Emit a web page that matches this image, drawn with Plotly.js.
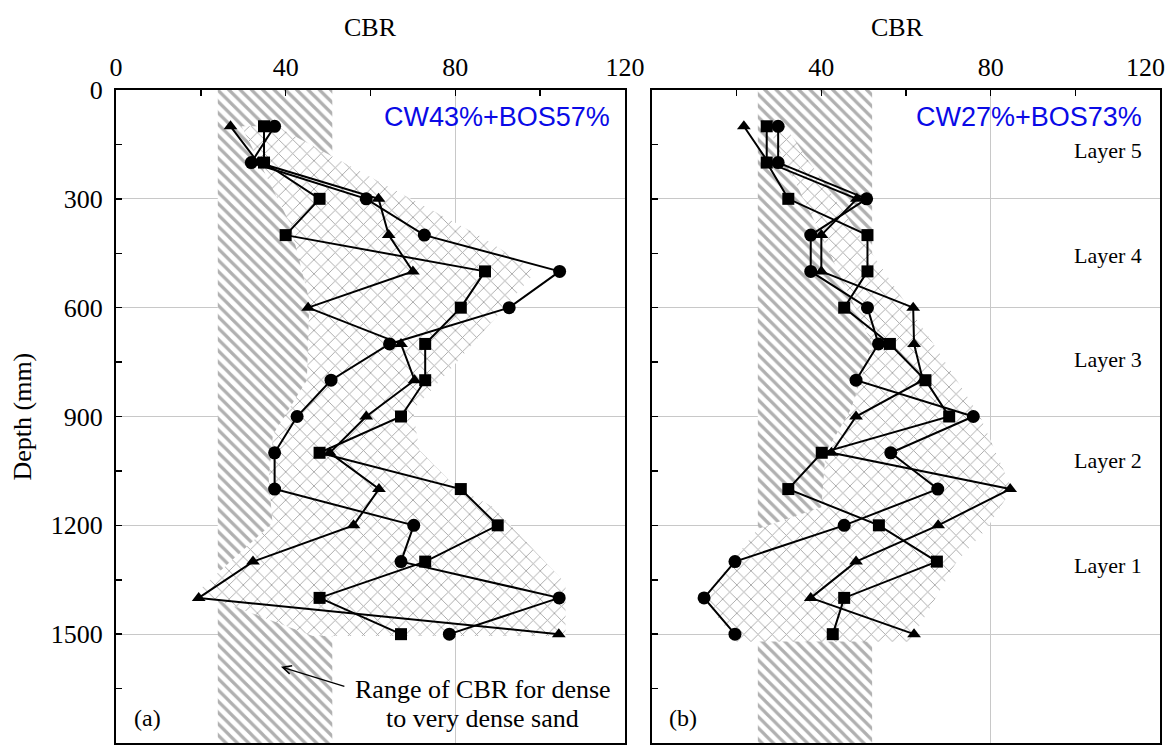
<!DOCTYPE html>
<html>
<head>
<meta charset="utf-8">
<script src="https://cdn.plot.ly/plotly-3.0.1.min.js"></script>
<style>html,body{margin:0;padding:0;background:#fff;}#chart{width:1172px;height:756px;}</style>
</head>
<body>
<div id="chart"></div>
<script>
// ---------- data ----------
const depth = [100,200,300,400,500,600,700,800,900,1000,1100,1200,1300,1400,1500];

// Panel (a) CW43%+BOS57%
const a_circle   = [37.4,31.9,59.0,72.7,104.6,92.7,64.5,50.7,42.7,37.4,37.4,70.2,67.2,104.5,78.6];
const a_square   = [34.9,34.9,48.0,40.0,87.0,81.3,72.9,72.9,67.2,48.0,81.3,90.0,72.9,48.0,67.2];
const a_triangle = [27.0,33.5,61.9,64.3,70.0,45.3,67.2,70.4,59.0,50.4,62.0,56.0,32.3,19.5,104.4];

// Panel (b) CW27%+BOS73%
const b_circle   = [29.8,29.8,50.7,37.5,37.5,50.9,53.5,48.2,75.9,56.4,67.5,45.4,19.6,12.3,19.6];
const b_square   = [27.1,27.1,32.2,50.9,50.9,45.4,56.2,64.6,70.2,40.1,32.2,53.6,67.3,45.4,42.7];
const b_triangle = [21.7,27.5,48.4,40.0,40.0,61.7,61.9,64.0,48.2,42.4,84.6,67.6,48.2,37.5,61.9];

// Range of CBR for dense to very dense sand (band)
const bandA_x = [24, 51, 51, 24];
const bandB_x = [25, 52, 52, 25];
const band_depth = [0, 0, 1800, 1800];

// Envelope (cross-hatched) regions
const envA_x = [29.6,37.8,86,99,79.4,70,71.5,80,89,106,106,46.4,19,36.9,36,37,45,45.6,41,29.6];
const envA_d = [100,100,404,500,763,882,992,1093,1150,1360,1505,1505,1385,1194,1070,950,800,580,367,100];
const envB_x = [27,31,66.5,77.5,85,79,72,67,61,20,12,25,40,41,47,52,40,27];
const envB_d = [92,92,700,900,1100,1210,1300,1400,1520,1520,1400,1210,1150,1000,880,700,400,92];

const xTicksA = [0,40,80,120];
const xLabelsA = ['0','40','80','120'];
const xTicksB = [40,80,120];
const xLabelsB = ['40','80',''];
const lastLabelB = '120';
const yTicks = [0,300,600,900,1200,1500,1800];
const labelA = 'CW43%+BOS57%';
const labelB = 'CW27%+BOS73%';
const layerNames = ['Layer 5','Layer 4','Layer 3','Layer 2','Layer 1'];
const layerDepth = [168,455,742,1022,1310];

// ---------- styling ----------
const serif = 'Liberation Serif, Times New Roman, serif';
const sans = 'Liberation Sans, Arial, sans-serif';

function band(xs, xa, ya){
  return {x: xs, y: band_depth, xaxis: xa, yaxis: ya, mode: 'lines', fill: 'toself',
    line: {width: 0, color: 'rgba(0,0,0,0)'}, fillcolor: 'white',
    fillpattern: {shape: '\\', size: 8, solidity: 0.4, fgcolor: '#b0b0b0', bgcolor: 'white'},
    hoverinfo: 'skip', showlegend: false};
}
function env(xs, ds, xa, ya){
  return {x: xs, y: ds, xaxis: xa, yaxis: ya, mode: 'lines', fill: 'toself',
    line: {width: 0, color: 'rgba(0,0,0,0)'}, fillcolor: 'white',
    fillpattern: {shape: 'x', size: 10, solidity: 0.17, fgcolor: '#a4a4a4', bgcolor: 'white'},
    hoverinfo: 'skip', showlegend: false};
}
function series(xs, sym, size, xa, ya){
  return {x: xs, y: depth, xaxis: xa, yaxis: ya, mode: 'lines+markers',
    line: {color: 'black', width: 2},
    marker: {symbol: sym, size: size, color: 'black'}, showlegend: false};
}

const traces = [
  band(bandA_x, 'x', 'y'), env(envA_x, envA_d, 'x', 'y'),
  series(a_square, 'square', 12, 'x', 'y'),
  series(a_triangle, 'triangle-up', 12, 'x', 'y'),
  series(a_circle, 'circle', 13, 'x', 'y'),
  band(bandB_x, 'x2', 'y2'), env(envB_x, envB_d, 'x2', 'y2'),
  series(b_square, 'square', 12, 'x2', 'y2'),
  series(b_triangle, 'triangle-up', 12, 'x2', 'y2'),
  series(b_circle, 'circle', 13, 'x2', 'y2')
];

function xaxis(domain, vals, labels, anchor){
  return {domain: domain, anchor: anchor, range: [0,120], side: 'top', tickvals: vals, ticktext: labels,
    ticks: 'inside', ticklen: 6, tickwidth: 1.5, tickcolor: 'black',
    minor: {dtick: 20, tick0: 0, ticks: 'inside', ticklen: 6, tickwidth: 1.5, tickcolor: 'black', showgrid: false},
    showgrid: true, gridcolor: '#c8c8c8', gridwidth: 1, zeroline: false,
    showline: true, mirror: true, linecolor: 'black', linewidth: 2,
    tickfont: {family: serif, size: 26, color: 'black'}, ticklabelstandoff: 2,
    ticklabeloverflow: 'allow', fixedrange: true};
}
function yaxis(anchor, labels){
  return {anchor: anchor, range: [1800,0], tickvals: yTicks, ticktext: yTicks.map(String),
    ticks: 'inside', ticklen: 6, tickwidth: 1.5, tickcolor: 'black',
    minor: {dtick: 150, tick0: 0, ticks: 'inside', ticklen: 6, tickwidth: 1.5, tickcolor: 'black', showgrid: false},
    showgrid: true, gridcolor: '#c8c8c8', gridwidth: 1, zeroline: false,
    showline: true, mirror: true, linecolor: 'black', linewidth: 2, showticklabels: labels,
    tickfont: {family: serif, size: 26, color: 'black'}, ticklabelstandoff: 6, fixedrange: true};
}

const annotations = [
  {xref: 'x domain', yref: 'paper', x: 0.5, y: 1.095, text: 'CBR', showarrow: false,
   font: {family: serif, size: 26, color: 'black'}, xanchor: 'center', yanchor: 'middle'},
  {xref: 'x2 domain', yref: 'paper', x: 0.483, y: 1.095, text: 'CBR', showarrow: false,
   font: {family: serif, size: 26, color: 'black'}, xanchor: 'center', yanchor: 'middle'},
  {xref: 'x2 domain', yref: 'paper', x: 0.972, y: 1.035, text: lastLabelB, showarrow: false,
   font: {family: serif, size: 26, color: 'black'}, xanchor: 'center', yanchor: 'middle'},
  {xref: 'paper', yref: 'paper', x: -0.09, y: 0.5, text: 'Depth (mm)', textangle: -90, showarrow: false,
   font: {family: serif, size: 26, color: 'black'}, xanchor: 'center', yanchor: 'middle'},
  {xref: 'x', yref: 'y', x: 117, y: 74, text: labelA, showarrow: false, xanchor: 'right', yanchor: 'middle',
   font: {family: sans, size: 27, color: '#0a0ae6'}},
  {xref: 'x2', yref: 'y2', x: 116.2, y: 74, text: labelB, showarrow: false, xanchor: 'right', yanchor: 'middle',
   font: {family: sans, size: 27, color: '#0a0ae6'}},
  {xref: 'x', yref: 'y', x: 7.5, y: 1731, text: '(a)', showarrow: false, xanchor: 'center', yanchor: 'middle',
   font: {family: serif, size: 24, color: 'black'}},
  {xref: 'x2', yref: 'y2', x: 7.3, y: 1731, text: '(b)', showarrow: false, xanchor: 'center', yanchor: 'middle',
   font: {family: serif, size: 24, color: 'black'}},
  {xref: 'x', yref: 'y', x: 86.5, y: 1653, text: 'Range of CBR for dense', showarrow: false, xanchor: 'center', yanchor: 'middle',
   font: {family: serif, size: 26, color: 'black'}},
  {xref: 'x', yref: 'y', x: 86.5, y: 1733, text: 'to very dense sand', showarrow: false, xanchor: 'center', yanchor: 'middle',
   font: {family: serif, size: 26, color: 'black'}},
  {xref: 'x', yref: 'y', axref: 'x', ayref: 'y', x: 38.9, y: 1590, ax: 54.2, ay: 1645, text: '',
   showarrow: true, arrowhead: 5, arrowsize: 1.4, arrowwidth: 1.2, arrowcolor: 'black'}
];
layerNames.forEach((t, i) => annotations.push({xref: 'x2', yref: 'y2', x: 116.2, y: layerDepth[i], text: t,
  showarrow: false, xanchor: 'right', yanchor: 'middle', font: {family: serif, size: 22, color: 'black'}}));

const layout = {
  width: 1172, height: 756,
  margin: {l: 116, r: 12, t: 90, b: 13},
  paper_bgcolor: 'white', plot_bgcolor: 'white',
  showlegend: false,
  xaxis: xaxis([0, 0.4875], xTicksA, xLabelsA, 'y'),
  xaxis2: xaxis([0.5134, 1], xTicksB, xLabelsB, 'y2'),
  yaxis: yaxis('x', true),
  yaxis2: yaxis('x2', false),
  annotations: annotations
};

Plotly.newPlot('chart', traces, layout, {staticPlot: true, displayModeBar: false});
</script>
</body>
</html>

| Task instructions |
Omitting all pictures, restate exactly the lines of the material from its start through the line that contains "const band_depth = [0, 0, 1800, 1800];".

| Exercise solution |
Emit a web page that matches this image, drawn with Plotly.js.
<!DOCTYPE html>
<html>
<head>
<meta charset="utf-8">
<script src="https://cdn.plot.ly/plotly-3.0.1.min.js"></script>
<style>html,body{margin:0;padding:0;background:#fff;}#chart{width:1172px;height:756px;}</style>
</head>
<body>
<div id="chart"></div>
<script>
// ---------- data ----------
const depth = [100,200,300,400,500,600,700,800,900,1000,1100,1200,1300,1400,1500];

// Panel (a) CW43%+BOS57%
const a_circle   = [37.4,31.9,59.0,72.7,104.6,92.7,64.5,50.7,42.7,37.4,37.4,70.2,67.2,104.5,78.6];
const a_square   = [34.9,34.9,48.0,40.0,87.0,81.3,72.9,72.9,67.2,48.0,81.3,90.0,72.9,48.0,67.2];
const a_triangle = [27.0,33.5,61.9,64.3,70.0,45.3,67.2,70.4,59.0,50.4,62.0,56.0,32.3,19.5,104.4];

// Panel (b) CW27%+BOS73%
const b_circle   = [29.8,29.8,50.7,37.5,37.5,50.9,53.5,48.2,75.9,56.4,67.5,45.4,19.6,12.3,19.6];
const b_square   = [27.1,27.1,32.2,50.9,50.9,45.4,56.2,64.6,70.2,40.1,32.2,53.6,67.3,45.4,42.7];
const b_triangle = [21.7,27.5,48.4,40.0,40.0,61.7,61.9,64.0,48.2,42.4,84.6,67.6,48.2,37.5,61.9];

// Range of CBR for dense to very dense sand (band)
const bandA_x = [24, 51, 51, 24];
const bandB_x = [25, 52, 52, 25];
const band_depth = [0, 0, 1800, 1800];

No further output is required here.